Problem to work on:
Restate word for word the lines of the data below, from the first through the one that has "1.384, 1.343, 1.343]".
## start Extracted data
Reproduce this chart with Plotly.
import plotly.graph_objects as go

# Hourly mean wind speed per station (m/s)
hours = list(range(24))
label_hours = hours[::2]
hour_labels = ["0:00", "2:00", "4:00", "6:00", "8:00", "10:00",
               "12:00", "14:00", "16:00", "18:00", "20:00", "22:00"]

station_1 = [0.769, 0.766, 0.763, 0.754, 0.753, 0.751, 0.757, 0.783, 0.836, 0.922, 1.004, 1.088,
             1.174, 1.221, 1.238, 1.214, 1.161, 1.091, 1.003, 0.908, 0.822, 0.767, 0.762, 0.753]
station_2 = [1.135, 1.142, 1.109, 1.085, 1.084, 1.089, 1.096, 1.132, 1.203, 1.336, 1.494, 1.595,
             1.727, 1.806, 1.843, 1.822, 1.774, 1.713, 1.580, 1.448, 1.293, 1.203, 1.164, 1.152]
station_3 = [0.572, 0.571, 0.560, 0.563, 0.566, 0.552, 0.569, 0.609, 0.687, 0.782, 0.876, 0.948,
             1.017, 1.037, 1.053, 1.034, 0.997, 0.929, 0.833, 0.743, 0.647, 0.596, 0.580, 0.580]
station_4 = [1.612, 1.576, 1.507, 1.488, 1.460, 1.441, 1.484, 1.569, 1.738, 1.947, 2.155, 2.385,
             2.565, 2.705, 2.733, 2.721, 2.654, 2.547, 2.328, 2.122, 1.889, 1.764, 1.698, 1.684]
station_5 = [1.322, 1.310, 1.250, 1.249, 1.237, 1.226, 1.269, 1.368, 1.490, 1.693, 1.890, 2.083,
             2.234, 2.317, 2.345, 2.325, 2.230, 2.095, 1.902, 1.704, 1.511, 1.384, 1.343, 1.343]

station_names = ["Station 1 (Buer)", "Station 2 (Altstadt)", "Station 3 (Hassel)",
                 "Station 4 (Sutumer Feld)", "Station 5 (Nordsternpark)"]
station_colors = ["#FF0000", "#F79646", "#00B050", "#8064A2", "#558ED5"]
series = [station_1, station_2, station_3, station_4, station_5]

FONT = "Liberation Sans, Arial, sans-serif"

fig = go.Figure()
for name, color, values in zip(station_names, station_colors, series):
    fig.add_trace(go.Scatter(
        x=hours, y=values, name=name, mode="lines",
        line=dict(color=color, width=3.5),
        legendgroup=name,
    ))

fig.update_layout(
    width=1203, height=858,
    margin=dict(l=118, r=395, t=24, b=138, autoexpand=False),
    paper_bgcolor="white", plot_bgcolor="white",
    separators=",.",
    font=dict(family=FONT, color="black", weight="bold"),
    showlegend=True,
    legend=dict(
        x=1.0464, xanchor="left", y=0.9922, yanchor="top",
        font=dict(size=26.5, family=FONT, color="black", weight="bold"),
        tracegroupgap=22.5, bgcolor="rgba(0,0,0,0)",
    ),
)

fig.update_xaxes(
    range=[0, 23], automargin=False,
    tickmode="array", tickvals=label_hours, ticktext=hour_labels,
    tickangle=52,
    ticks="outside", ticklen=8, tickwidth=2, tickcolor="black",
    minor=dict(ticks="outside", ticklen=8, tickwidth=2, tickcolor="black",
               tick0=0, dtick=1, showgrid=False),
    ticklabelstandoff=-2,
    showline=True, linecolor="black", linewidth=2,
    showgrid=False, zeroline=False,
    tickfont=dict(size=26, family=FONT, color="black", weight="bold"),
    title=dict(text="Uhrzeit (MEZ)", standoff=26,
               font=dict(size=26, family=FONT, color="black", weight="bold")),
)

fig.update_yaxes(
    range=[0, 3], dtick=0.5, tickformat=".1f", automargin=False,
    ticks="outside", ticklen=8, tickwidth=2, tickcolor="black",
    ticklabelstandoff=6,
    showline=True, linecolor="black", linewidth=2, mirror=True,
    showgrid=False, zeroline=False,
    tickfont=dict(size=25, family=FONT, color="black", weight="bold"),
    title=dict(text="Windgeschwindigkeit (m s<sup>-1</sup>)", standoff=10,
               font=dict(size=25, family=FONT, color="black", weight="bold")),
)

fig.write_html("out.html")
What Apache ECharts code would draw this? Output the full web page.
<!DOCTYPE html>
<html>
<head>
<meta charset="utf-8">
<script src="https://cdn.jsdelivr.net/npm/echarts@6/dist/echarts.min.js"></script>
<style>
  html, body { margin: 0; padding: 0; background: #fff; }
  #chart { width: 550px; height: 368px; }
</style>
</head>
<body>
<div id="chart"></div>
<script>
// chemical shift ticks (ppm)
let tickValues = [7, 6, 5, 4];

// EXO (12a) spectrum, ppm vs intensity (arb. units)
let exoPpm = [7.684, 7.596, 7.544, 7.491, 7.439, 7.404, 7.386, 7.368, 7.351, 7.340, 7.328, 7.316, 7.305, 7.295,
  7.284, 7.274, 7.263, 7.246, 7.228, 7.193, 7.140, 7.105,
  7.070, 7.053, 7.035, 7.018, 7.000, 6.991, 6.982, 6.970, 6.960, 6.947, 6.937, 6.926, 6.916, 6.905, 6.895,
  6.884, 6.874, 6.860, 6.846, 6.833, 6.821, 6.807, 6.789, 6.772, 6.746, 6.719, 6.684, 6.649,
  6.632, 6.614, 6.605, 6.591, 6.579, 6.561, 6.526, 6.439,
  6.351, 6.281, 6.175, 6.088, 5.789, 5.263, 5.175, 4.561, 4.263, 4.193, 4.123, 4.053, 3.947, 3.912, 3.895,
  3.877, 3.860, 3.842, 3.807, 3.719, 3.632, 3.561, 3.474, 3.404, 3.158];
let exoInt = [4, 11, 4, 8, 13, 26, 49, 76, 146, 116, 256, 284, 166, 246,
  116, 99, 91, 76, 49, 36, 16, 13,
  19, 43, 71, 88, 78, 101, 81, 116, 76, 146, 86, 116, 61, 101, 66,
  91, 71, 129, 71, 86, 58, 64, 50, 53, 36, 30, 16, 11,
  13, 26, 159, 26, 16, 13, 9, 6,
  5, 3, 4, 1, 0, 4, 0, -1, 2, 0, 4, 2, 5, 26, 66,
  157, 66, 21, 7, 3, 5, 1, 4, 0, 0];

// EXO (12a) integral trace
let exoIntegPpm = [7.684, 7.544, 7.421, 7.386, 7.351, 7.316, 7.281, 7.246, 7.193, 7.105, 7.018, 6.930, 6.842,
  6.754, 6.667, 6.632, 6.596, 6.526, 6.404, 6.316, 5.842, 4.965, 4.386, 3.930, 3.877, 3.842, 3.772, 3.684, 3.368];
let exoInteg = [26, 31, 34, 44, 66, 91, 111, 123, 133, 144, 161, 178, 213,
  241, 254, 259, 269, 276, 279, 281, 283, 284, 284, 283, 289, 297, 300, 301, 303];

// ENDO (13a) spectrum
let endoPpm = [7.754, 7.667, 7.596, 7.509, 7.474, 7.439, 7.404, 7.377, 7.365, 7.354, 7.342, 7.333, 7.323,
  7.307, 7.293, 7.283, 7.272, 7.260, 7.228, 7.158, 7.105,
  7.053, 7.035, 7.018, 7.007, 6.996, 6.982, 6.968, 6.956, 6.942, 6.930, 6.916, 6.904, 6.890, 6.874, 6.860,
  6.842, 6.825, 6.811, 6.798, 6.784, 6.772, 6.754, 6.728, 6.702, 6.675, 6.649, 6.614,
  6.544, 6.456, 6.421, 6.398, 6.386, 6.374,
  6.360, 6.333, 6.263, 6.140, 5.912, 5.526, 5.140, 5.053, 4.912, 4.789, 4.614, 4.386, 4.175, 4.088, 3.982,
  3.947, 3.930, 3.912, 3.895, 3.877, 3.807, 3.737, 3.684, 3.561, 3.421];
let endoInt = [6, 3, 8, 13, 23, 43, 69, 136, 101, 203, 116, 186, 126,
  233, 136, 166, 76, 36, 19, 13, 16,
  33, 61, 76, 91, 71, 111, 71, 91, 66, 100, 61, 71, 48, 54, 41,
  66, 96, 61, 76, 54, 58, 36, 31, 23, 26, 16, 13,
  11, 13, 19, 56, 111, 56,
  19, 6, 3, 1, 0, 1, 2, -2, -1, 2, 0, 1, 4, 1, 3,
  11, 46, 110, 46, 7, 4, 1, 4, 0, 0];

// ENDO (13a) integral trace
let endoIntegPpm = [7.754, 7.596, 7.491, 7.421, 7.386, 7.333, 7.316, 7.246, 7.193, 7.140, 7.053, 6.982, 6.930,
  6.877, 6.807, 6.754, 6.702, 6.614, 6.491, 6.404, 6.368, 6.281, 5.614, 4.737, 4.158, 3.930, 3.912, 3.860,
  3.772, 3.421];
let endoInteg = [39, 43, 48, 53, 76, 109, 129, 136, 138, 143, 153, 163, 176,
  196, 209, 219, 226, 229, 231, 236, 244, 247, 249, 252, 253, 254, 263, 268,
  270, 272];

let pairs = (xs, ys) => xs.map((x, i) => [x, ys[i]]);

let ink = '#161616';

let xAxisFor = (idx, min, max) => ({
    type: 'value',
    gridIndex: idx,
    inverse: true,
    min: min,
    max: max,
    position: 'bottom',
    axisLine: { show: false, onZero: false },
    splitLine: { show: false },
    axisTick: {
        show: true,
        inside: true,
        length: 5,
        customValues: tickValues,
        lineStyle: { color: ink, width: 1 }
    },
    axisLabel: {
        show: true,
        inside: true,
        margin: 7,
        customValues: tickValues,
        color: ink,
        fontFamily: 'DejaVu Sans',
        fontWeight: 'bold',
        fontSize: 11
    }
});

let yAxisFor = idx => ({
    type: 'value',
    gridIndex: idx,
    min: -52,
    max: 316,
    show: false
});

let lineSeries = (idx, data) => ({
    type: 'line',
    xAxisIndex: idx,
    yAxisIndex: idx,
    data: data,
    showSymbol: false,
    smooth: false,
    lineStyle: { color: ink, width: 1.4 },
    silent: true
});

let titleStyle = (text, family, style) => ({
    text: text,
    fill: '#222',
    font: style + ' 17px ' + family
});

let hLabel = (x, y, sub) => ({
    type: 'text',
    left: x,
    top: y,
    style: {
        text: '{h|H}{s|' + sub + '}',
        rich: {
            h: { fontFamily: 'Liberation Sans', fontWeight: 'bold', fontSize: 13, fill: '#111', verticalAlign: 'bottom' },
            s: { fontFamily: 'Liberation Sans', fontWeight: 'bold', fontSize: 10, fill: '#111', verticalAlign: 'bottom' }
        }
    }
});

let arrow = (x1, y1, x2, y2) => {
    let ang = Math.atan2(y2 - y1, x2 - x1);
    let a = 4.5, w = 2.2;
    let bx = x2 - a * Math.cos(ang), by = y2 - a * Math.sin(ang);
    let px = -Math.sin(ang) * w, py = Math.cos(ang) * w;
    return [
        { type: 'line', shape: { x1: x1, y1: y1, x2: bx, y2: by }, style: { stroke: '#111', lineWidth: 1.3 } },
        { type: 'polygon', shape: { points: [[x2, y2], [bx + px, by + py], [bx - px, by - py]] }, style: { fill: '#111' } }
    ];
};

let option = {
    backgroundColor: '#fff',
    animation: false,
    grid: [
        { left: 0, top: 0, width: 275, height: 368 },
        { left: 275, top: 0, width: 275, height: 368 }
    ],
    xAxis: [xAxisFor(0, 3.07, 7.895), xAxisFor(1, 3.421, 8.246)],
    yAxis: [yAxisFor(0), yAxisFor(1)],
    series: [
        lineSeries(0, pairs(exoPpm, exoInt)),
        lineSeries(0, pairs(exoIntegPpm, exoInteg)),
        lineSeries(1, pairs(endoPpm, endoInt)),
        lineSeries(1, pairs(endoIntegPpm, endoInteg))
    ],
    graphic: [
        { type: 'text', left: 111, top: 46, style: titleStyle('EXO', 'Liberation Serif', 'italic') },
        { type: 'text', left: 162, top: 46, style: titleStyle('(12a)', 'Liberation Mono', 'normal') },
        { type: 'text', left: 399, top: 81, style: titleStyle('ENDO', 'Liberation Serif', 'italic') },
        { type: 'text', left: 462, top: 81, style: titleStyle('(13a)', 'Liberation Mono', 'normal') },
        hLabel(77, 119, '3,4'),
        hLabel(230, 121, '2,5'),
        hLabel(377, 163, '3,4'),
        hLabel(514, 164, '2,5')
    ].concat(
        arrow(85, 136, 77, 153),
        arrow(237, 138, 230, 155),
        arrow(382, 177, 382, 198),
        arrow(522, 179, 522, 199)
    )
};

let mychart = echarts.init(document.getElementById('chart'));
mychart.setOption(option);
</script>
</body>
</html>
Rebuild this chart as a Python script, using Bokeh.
## end Extracted data
Finished answer:
Reproduce this chart with Plotly.
import plotly.graph_objects as go

# Hourly mean wind speed per station (m/s)
hours = list(range(24))
label_hours = hours[::2]
hour_labels = ["0:00", "2:00", "4:00", "6:00", "8:00", "10:00",
               "12:00", "14:00", "16:00", "18:00", "20:00", "22:00"]

station_1 = [0.769, 0.766, 0.763, 0.754, 0.753, 0.751, 0.757, 0.783, 0.836, 0.922, 1.004, 1.088,
             1.174, 1.221, 1.238, 1.214, 1.161, 1.091, 1.003, 0.908, 0.822, 0.767, 0.762, 0.753]
station_2 = [1.135, 1.142, 1.109, 1.085, 1.084, 1.089, 1.096, 1.132, 1.203, 1.336, 1.494, 1.595,
             1.727, 1.806, 1.843, 1.822, 1.774, 1.713, 1.580, 1.448, 1.293, 1.203, 1.164, 1.152]
station_3 = [0.572, 0.571, 0.560, 0.563, 0.566, 0.552, 0.569, 0.609, 0.687, 0.782, 0.876, 0.948,
             1.017, 1.037, 1.053, 1.034, 0.997, 0.929, 0.833, 0.743, 0.647, 0.596, 0.580, 0.580]
station_4 = [1.612, 1.576, 1.507, 1.488, 1.460, 1.441, 1.484, 1.569, 1.738, 1.947, 2.155, 2.385,
             2.565, 2.705, 2.733, 2.721, 2.654, 2.547, 2.328, 2.122, 1.889, 1.764, 1.698, 1.684]
station_5 = [1.322, 1.310, 1.250, 1.249, 1.237, 1.226, 1.269, 1.368, 1.490, 1.693, 1.890, 2.083,
             2.234, 2.317, 2.345, 2.325, 2.230, 2.095, 1.902, 1.704, 1.511, 1.384, 1.343, 1.343]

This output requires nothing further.